- RAW DATA -
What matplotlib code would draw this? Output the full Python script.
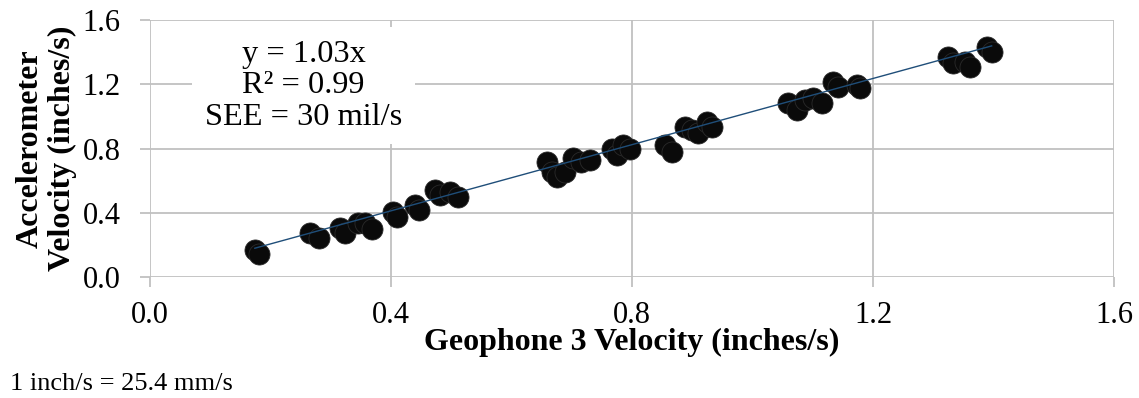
import matplotlib
matplotlib.use("Agg")
import matplotlib.pyplot as plt
import numpy as np

# Paired peak particle velocities (inches/s)
geophone_v = [0.174, 0.181, 0.266, 0.281, 0.315, 0.324, 0.345, 0.357, 0.368,
              0.403, 0.410, 0.440, 0.446, 0.473, 0.481, 0.498, 0.511,
              0.659, 0.667, 0.675, 0.689, 0.702, 0.716, 0.730,
              0.767, 0.775, 0.785, 0.797, 0.855, 0.866,
              0.888, 0.899, 0.910, 0.924, 0.933,
              1.059, 1.074, 1.087, 1.100, 1.115, 1.134, 1.142, 1.173, 1.178,
              1.324, 1.333, 1.353, 1.361, 1.389, 1.397]
accel_v = [0.168, 0.143, 0.274, 0.243, 0.305, 0.274, 0.336, 0.336, 0.299,
           0.405, 0.374, 0.449, 0.417, 0.542, 0.511, 0.530, 0.498,
           0.717, 0.654, 0.623, 0.654, 0.741, 0.717, 0.729,
           0.800, 0.760, 0.822, 0.800, 0.822, 0.779,
           0.935, 0.916, 0.897, 0.966, 0.935,
           1.084, 1.040, 1.103, 1.115, 1.084, 1.215, 1.184, 1.196, 1.178,
           1.371, 1.333, 1.340, 1.308, 1.433, 1.402]
slope = 1.03
ticks = [0.0, 0.4, 0.8, 1.2, 1.6]
tick_labels = ["0.0", "0.4", "0.8", "1.2", "1.6"]

plt.rcParams["font.family"] = ["Liberation Serif", "DejaVu Serif"]

fig = plt.figure(figsize=(11.39, 3.98), dpi=100)
ax = fig.add_axes([0.1317, 0.304, 0.978 - 0.1317, 0.9497 - 0.304])

ax.set_xlim(0, 1.6)
ax.set_ylim(0, 1.6)
ax.set_xticks(ticks)
ax.set_xticklabels(tick_labels)
ax.set_yticks(ticks)
ax.set_yticklabels(tick_labels)

grid_c = "#c0c0c0"
ax.grid(True, color=grid_c, linewidth=1.3, zorder=0)
for s in ax.spines.values():
    s.set_visible(False)
ax.tick_params(axis="both", which="both", length=7, width=1.3, color=grid_c,
               labelsize=22)
ax.tick_params(axis="x", pad=10)
ax.tick_params(axis="y", pad=14)
ax.set_axisbelow(True)

ax.scatter(geophone_v, accel_v, s=230, c="#0a0a0a", edgecolors="#2a2a2a",
           linewidths=0.6, zorder=3)

xs = np.array([min(geophone_v), max(geophone_v)])
ax.plot(xs, slope * xs, color="#1f4e79", linewidth=1.0, zorder=4)

ax.set_xlabel("Geophone 3 Velocity (inches/s)", fontsize=23, fontweight="bold",
              labelpad=-1)
ax.set_ylabel("Accelerometer\nVelocity (inches/s)", fontsize=23,
              fontweight="bold", linespacing=1.15)
ax.yaxis.set_label_coords(-0.076, 0.5)

ax.text(0.255, 1.19, "y = 1.03x\nR² = 0.99\nSEE = 30 mil/s", fontsize=23.3,
        ha="center", va="center", linespacing=1.11, zorder=5,
        bbox=dict(facecolor="white", edgecolor="none", pad=9))

fig.text(10 / 1139, 1 - 390 / 398, "1 inch/s = 25.4 mm/s", fontsize=19,
         ha="left", va="baseline")

fig.savefig("out.png", dpi=100, facecolor="white")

- WRITTEN INSTRUCTION -
Write down every line from the opening of the listing to the line with "import numpy as np", both included, and nothing else; the pictures are omitted.

- RESPONSE -
What matplotlib code would draw this? Output the full Python script.
import matplotlib
matplotlib.use("Agg")
import matplotlib.pyplot as plt
import numpy as np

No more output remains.